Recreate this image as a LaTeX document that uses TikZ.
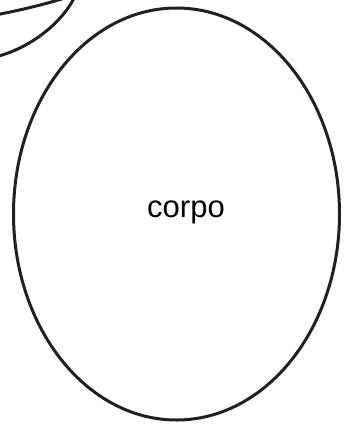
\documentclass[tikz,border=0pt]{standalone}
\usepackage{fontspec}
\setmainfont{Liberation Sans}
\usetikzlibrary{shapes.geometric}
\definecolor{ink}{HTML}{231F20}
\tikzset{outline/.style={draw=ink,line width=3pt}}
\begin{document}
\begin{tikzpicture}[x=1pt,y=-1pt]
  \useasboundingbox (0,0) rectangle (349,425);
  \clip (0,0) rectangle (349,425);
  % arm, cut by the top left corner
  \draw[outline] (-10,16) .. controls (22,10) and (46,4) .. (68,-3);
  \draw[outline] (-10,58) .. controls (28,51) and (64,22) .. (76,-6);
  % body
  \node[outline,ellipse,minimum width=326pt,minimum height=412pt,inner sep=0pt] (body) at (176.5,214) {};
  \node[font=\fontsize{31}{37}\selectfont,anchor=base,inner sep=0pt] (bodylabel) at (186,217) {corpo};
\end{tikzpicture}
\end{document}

============

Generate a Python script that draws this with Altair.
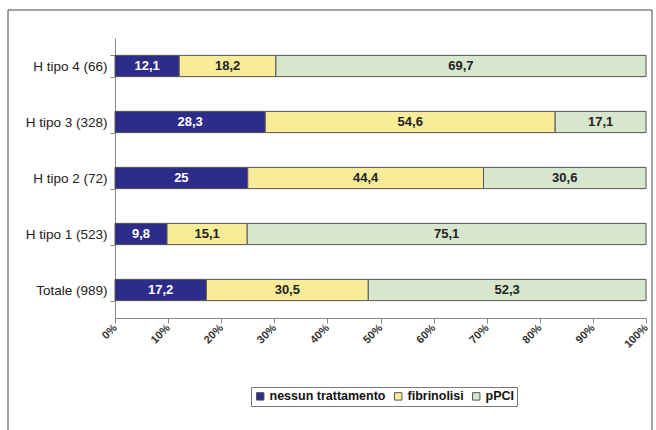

============

* [Direction]: Across the data, tally the lines containing "that" and give back the number alone.

* [Answer to this problem]: 2